Now, let’s take a peek at our ’16 Rose of Malbec.  It’s already made a couple of guest appearances, one at our Tank Tasting Party and another as a pairing with Chef Ross Burtwell’s (of Cabernet Grill fame) Marburger Orchard Strawberry Guava Gazpacho.

The color is a delicate pale salmon with a brilliant rim.  Modest alcohol (11.1% by volume), a tiny kiss of sweetness (.2% residual sugar), and lots of bright red fruit make this a perfect summer wine for afternoon gatherings or just hanging out on the porch or by the pool.

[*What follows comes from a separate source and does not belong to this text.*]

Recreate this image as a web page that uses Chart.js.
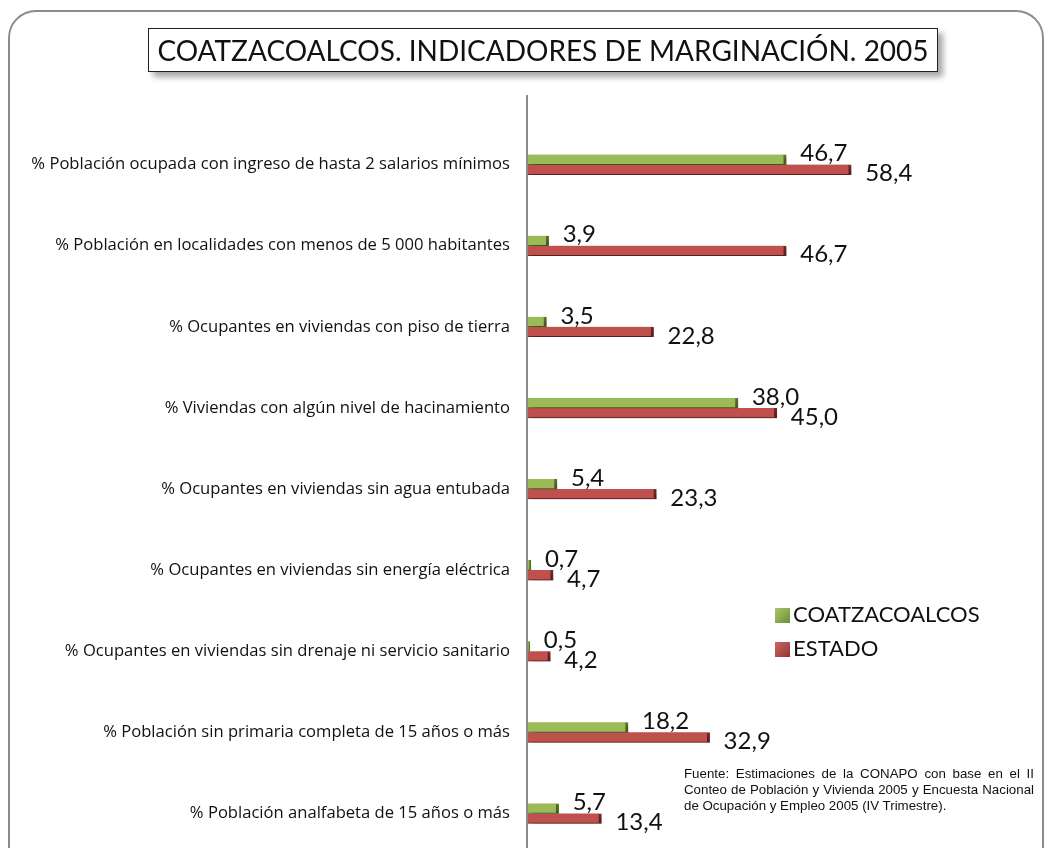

It is 100% Malbec from the Sprayberry Vineyards near Midland, and shows captivating floral aromas of pink carnations and cherry blossoms mingling with pear, cantaloupe, and honeydew.  The palate shows high acidity that is well integrated with the fruit to create a refreshing finish that leaves us reaching for our glass just minutes after our last sip.

Serving temperature is important for this wine.  Too cold and the acid hides the delightful fruitiness, and too warm it becomes flabby and it doesn’t transition to the back of our palate.  Whatever temp you like is best, but I’d recommend it between 45 and 55 degrees.

Let’s try this lovely wine with a large avocado stuffed with a jumbo lump crab salad in a light citrus vinaigrette.